The morning had dawned crisp and cold that hinted that the holidays were coming. Spotted off
the A3 junction towards Epsom via the A240 – the red behemoth 18-wheeler coca cola truck – “The
holidays were coming”

This week started the same way the previous week ended with uncontested scrums from the off.
Egham had declined Racal Decca’s offer to loan forwards to ensure scrums contested. Egham clearly
hoping this would be a powerful agent to the uninitiated…. But Racal Decca are initiated….. Aren’t
we Tolu…. “Members of the league of” ………… anyway.

Egham sporting a very youthful team got straight to business and scored the first try within the first
10 minutes of the half. The winger gracefully dotted done and gave the Decca boys a smile that cut
like a hot knife through butter.

Not to be outdone by the offspring of broodmares at the Tolworth Arms Park, Racal Decca were
agonisingly close to hitting back immediately where Kings-Landing-Jamie knocked on at the tryline. A
lovely flowing move saw French Binns (at flyhalf) throw a dummy to create a bit of space…. the ball
shifted through the backline and ended up with S-Molz….. Admittedly Molloy could have taken the
challenge on and score himself …. However, the 2 on 1 was too much of a lure and the chance went
begging.

In their dismay and disbelief of the opportunity that went begging – Tokyo-Alan and Quincey
conspired with the forwards to not pass to the backs….. and so kept the ball within pack.
A succession of penalties in the red zone yielded a scrum where Tokyo Alan scored his first of the
season. The home team clearly opting to bludgeon Egham into submission with wave after
wave of one out runners finally gave way – babyfish on his first of the season missed the conversion.

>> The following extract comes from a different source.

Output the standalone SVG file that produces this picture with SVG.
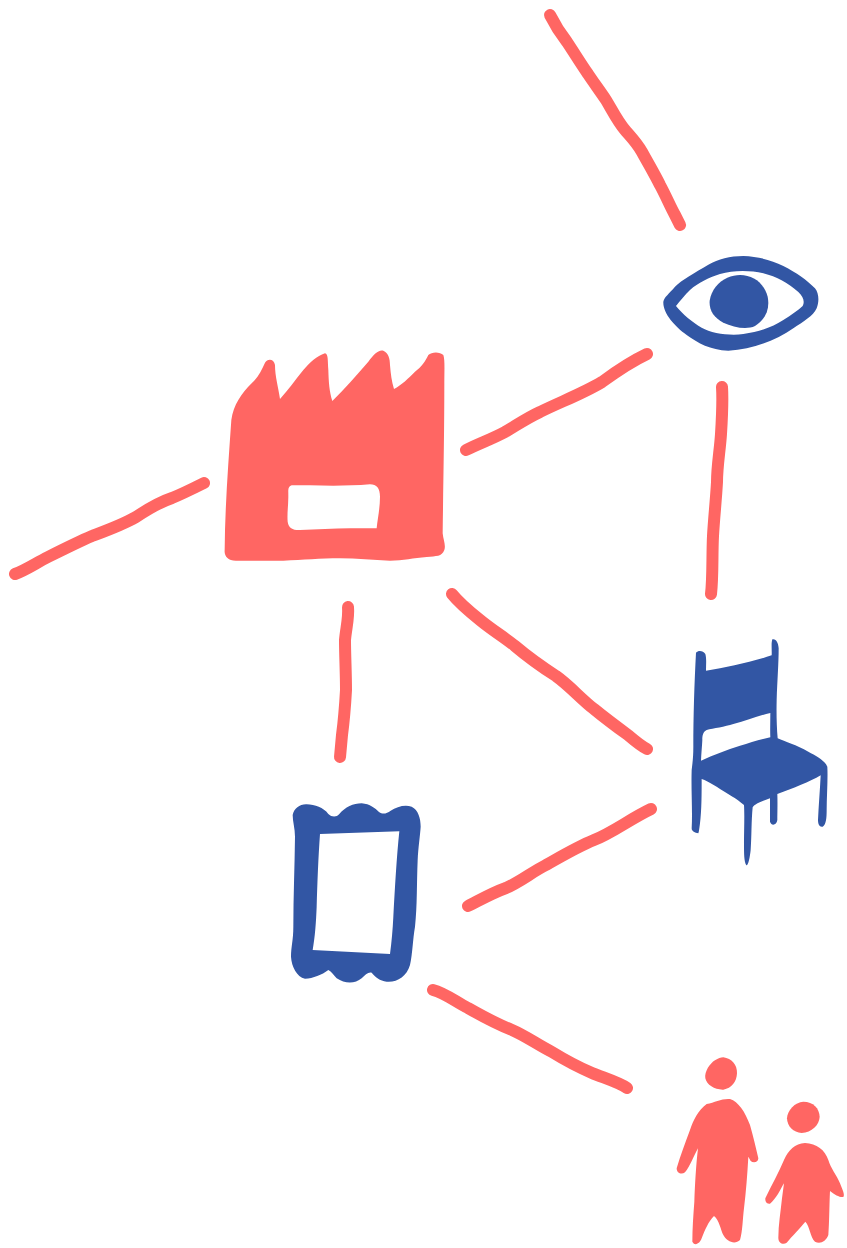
<svg xmlns="http://www.w3.org/2000/svg" width="847" height="1248" viewBox="0 0 847 1248">
<style>
.c{fill:none;stroke:#ff6663;stroke-width:12;stroke-linecap:round;stroke-linejoin:round}
.r{fill:#ff6663;fill-rule:evenodd}
.b{fill:#3256a4;fill-rule:evenodd}
</style>
<rect width="847" height="1248" fill="#fff"/>
<g id="connectors">
<path class="c" d="M550 15C555 25 560 33 567 42C575 54 581 64 588 74C594 83 600 91 606 100C612 110 618 122 625 130C631 137 637 143 642 152C648 163 654 173 660 185C666 196 670 206 675 215L680 225"/>
<path class="c" d="M466 450C478 444 492 439 505 432C517 425 527 418 540 412C560 402 582 394 602 382C617 371 630 362 647 354"/>
<path class="c" d="M15 574C26 570 36 563 48 557C62 550 78 542 92 536C108 530 122 525 136 517C148 509 160 502 172 498C182 494 194 488 204 483"/>
<path class="c" d="M348 607C349 618 346 628 345 640C345 655 346 673 346 690C345 708 344 720 342 735L340 757"/>
<path class="c" d="M452 594C460 604 470 612 480 620C492 630 504 637 515 646C528 657 542 667 556 676C570 686 581 699 594 709C605 718 617 727 628 735C635 741 641 746 647 749"/>
<path class="c" d="M722 387C723 402 722 418 721 434C720 450 717 466 717 482C716 500 714 518 713 536C712 556 713 577 711 594"/>
<path class="c" d="M468 906C480 900 492 893 506 888C520 882 532 872 546 865C562 856 577 847 594 840C612 833 630 819 651 809"/>
<path class="c" d="M433 990C445 993 456 1002 468 1008C482 1016 497 1024 512 1030C526 1036 538 1045 552 1052C565 1060 578 1067 592 1073C604 1078 618 1082 627 1088"/>
</g>
<g id="eye" class="b" transform="translate(640 230) scale(.33333)">
<path d="M70 215C72 202 88 190 105 170C125 150 165 128 205 104C235 88 270 78 310 78C355 80 395 90 430 108C470 128 500 150 525 175C537 190 538 215 530 235C520 258 490 275 460 295C410 330 340 358 265 362C210 360 175 340 140 315C105 290 68 250 70 215ZM108 228C130 255 155 275 185 293C215 310 270 318 310 312C360 305 400 290 430 270C455 254 475 240 488 228C495 215 490 200 475 186C445 160 410 140 370 130C330 120 280 120 240 132C205 143 175 158 150 180C135 195 120 212 108 228Z"/>
<path d="M300 135C340 135 372 160 383 200C390 235 378 268 345 288C320 300 280 292 250 278C220 262 207 240 209 212C214 180 235 155 262 143C275 138 288 135 300 135Z"/>
</g>
<g id="factory" class="r" transform="translate(210 340) scale(.33333)">
<path d="M64 240C70 195 95 160 125 130C145 112 155 90 165 68C172 55 192 55 195 75C195 110 205 140 210 177C235 150 255 120 280 90C300 68 320 48 345 40C355 42 353 60 355 90C356 125 358 155 367 183C405 145 440 105 475 65C490 45 505 28 520 32C535 38 540 55 540 75C542 100 545 125 552 147C575 135 595 115 615 95C635 80 645 65 655 45C665 35 690 35 700 45C705 60 703 90 703 130C703 280 700 420 698 580C700 600 708 615 703 630C695 650 680 648 650 651C610 654 580 662 540 662C490 660 440 655 390 655C330 655 280 660 220 662C170 663 120 662 80 662C55 663 42 650 44 630C45 500 55 370 64 240ZM245 436C233 440 235 450 235 470C235 495 231 520 233 545C236 565 250 571 270 570C320 569 370 565 420 565H500C503 535 510 505 510 470C510 445 500 433 480 433C420 438 360 438 300 436C280 436 262 435 245 436Z"/>
</g>
<g id="chair" class="b" transform="translate(670 630) scale(.33333)">
<path d="M78 68C85 60 100 62 106 72C110 85 108 105 108 122C170 112 240 98 305 76C306 60 303 40 307 28C318 25 325 38 326 55C326 100 322 150 320 210C319 250 320 290 323 325C345 335 380 345 415 365C440 378 465 392 472 410C474 450 470 500 470 540C470 565 468 585 458 590C448 592 444 582 444 570C446 525 450 480 452 436C420 455 370 475 322 492C323 520 322 550 322 570C320 585 305 590 300 575C300 555 300 530 300 505C280 512 255 520 248 532C244 570 245 620 242 660C240 680 235 708 229 706C222 695 222 670 222 640C222 600 224 555 222 525C200 505 170 490 140 470C120 458 105 450 95 447C95 490 95 540 90 580C88 595 87 605 85 610C75 608 65 605 65 595C68 540 63 480 65 420C68 395 70 380 70 350C70 260 73 160 78 68ZM93 392C130 375 170 360 210 347C240 338 270 328 301 322C300 300 301 275 301 249C265 257 230 272 190 282C165 290 130 295 110 300C100 305 97 315 97 330C96 350 94 370 93 392Z"/>
</g>
<g id="frame" class="b" transform="translate(280 790) scale(.33333)">
<path d="M38 75C42 55 60 42 80 43C105 44 130 52 145 72C155 82 170 82 178 72C195 52 220 40 245 40C270 42 285 55 297 66C310 75 320 70 332 62C350 50 375 43 395 50C415 60 422 85 422 110C420 140 415 170 413 210C410 280 412 350 405 410C398 450 398 490 390 525C380 560 350 578 320 575C300 573 285 560 275 548C265 545 255 555 245 565C225 582 195 582 170 565C160 555 155 545 145 540C125 555 100 565 75 566C50 560 35 530 33 500C33 470 40 450 40 410C40 320 44 230 45 140C45 115 38 95 38 75ZM120 132L358 124C350 200 345 290 340 380C338 420 335 455 330 492L98 480C105 440 108 400 110 350C112 280 115 200 120 132Z"/>
</g>
<g id="people" class="r" transform="translate(660 1045) scale(.33333)">
<path d="M190 37C215 40 232 60 231 85C230 110 215 130 190 134C165 135 140 120 136 100C133 80 150 55 165 46C175 40 182 37 190 37Z"/>
<path d="M140 177C165 172 185 160 210 162C235 170 255 200 270 240C280 275 288 310 295 340C295 352 280 355 272 348L265 335C262 390 258 440 252 490C248 520 248 560 240 585C225 600 200 590 190 570C182 555 178 525 162 513C145 530 135 555 125 580C120 595 105 605 97 590C97 550 100 510 103 470C105 420 108 360 114 310C100 335 90 365 75 382C65 390 50 385 50 370C62 330 75 295 90 255C100 225 115 195 140 177Z"/>
<path d="M430 170C460 170 478 190 479 215C478 240 455 262 425 264C400 262 382 245 381 220C382 195 405 172 430 170Z"/>
<path d="M435 294C470 295 495 315 505 345C512 370 530 390 540 415C548 435 555 450 550 456C540 458 525 450 510 438C508 480 508 530 505 570C498 590 480 598 465 590C450 575 450 545 436 530C420 550 395 575 380 593C370 600 355 595 355 578C355 540 362 500 366 460C368 445 370 430 372 415C360 435 350 460 330 476C320 478 315 470 316 460C335 420 355 385 372 345C385 315 405 296 435 294Z"/>
</g>
</svg>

The home team once again rallied themselves into the opposition 22. Eddy, Ben Arous and SlimFit
Nobby combining well to make inroads from the kick off. Quincey feeding ball only to the forwards
and it was young Ashley and Benji - turning the screw.

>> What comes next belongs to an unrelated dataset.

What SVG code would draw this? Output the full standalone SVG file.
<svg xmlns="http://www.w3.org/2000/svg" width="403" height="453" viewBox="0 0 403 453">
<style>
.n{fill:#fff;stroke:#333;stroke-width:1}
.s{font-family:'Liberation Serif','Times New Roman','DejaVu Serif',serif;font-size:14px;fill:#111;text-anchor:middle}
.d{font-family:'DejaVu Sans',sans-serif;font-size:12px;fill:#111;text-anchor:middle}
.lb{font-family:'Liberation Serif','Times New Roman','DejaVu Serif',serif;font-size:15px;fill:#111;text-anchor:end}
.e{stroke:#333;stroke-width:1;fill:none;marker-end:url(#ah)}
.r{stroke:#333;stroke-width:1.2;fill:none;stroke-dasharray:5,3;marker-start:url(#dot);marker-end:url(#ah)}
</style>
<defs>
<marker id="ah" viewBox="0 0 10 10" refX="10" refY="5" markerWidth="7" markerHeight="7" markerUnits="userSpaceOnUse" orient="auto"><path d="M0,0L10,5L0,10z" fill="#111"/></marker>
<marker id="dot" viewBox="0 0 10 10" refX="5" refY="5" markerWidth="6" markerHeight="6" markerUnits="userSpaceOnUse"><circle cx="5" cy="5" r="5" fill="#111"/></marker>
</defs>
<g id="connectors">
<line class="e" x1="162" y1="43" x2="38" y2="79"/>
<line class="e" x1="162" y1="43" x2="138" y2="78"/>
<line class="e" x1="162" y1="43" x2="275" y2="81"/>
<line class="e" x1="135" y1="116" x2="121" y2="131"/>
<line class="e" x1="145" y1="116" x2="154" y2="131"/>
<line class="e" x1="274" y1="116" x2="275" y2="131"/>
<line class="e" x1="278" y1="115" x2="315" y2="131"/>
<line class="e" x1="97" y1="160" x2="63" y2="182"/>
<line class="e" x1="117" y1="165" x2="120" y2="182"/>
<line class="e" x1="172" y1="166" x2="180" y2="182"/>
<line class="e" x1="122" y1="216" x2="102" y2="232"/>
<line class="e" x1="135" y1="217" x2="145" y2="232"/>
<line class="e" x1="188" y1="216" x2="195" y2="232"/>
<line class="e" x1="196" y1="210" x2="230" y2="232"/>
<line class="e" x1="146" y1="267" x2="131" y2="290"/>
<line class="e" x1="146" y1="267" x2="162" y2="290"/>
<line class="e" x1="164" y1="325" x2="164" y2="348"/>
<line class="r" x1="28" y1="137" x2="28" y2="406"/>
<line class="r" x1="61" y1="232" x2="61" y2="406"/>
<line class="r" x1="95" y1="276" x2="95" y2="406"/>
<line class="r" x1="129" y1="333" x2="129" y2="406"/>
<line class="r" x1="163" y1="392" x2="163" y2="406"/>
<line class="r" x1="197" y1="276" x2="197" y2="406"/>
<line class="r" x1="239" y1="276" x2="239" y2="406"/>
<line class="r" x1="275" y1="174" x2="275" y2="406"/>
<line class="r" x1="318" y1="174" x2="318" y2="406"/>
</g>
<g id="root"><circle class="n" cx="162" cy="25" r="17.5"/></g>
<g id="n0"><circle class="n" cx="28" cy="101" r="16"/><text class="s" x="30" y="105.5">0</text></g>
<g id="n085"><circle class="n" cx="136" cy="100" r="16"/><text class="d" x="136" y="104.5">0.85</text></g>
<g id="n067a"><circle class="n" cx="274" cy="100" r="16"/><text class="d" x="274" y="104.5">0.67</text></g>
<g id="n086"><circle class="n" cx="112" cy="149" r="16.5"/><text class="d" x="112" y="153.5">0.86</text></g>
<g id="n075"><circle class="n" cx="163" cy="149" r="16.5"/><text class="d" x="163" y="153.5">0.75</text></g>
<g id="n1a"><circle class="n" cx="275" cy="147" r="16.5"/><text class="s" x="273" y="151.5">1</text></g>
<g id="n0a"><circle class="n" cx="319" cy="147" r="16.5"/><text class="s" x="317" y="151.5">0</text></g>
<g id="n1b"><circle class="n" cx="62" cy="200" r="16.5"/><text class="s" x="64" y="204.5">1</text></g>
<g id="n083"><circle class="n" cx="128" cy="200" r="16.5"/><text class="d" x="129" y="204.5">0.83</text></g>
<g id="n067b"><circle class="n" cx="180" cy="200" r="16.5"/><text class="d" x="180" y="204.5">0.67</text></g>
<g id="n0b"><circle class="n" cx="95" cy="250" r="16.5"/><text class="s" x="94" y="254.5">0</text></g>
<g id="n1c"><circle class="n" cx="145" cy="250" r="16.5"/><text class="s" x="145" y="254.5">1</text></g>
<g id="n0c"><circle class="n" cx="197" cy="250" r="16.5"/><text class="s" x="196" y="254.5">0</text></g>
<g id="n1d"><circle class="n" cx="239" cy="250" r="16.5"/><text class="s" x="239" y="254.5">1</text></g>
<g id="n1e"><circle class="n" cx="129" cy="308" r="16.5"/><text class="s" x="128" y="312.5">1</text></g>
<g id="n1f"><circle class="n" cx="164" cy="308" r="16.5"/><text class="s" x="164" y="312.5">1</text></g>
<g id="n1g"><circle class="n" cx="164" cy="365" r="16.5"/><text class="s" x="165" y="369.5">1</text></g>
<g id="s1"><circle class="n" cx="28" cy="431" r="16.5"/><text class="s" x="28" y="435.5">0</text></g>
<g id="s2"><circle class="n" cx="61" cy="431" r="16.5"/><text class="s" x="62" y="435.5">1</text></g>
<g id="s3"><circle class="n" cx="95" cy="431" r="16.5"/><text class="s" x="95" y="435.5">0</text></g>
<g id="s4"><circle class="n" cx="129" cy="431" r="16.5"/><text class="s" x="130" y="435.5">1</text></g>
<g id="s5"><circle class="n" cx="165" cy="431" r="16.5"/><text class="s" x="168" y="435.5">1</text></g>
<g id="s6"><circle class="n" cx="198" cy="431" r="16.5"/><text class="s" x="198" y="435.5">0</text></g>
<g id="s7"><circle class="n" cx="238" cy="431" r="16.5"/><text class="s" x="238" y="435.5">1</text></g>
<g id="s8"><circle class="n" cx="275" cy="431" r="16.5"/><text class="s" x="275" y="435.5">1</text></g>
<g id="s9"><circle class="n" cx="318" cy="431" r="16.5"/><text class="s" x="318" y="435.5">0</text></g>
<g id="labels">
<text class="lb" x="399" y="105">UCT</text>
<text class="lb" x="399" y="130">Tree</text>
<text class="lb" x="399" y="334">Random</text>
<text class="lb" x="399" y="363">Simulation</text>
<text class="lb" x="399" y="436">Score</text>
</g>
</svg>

In a similar vein, Tokyo-Alan got his brace on the back of another scrum. Although somewhat
telegraphed 3 opposition players could not bring down the number 8 and he dotted on the opposite
side of the try line… The number 8 crediting his Japanese timber (weight) as the deciding factor –
conversion missed back German-Larz (but a better effort than babyfish).

10-5 to Decca at the break (………..”break”… irony detected).

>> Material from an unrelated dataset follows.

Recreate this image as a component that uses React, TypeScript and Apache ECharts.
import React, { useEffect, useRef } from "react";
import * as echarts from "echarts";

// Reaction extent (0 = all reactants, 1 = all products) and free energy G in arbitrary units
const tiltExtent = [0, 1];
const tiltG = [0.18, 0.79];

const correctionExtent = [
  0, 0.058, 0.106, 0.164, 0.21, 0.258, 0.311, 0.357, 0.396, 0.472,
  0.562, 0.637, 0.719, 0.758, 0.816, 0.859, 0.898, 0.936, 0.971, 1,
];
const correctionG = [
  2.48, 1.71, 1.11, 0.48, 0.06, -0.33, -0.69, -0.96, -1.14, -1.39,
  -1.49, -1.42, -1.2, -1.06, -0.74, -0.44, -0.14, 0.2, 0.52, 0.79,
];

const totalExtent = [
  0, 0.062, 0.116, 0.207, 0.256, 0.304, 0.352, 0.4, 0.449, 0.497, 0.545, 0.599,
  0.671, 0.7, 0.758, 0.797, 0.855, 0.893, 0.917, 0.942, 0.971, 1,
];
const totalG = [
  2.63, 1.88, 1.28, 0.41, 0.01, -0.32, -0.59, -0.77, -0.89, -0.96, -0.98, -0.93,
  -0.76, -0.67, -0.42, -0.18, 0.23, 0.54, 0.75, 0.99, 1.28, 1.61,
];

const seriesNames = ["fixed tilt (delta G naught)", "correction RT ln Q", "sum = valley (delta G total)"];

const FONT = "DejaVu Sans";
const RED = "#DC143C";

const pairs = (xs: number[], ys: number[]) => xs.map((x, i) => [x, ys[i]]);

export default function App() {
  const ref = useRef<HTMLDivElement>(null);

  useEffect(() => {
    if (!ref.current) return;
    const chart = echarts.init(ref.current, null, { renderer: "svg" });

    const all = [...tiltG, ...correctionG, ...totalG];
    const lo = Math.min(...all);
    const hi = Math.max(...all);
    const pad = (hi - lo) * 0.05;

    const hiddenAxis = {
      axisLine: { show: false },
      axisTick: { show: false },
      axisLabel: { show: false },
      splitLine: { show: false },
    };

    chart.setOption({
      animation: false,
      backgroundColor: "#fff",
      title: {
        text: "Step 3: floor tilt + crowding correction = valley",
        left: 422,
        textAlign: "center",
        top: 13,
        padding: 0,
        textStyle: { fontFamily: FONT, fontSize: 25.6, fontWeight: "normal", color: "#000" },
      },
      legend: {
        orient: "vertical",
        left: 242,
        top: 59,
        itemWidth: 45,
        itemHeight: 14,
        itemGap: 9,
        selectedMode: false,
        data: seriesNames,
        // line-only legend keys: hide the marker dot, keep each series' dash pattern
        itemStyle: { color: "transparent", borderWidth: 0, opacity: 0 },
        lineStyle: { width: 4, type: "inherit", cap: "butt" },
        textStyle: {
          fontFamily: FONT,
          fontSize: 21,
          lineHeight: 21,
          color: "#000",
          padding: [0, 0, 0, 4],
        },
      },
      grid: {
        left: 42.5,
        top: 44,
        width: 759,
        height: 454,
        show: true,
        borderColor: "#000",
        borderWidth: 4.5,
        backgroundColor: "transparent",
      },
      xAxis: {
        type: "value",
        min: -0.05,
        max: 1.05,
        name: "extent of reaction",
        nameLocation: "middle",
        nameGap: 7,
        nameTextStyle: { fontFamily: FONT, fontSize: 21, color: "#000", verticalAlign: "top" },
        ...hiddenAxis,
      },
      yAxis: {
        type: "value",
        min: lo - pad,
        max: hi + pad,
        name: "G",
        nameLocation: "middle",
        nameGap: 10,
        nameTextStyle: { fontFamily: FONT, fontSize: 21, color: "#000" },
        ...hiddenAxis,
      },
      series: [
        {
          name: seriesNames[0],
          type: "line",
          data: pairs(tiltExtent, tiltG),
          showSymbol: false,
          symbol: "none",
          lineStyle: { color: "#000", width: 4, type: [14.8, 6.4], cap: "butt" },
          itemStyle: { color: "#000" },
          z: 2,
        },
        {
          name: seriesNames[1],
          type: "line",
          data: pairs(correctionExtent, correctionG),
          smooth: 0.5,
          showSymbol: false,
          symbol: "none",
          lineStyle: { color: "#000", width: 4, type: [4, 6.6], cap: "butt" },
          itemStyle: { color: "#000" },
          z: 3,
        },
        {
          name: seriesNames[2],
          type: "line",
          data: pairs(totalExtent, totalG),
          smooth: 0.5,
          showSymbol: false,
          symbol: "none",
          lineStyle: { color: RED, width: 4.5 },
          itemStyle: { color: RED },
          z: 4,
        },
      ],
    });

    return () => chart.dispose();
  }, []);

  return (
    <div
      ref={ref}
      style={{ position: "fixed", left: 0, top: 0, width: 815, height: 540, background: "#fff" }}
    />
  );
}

The second half was only 10 minutes new when the unfortunate happened. Reland keen to assert
his dominance as the best tackler (in the house) ended the hopes and dreams of the former England
U18 schools inside centre. This fella was tipped to be the future England captain…. That was…. Until
Reland had other thoughts.
As the centre came hurtling towards the 22m line, a snap, reminiscent to a toothpick being broken in
half echoed as loud (and as deafening) as drowning cats in a satchel bag screaming for the last
pocket of air whilst slowly reaching the riverbed of the Thames. Even the crows and seagulls in the
backfield took flight away from the crime scene.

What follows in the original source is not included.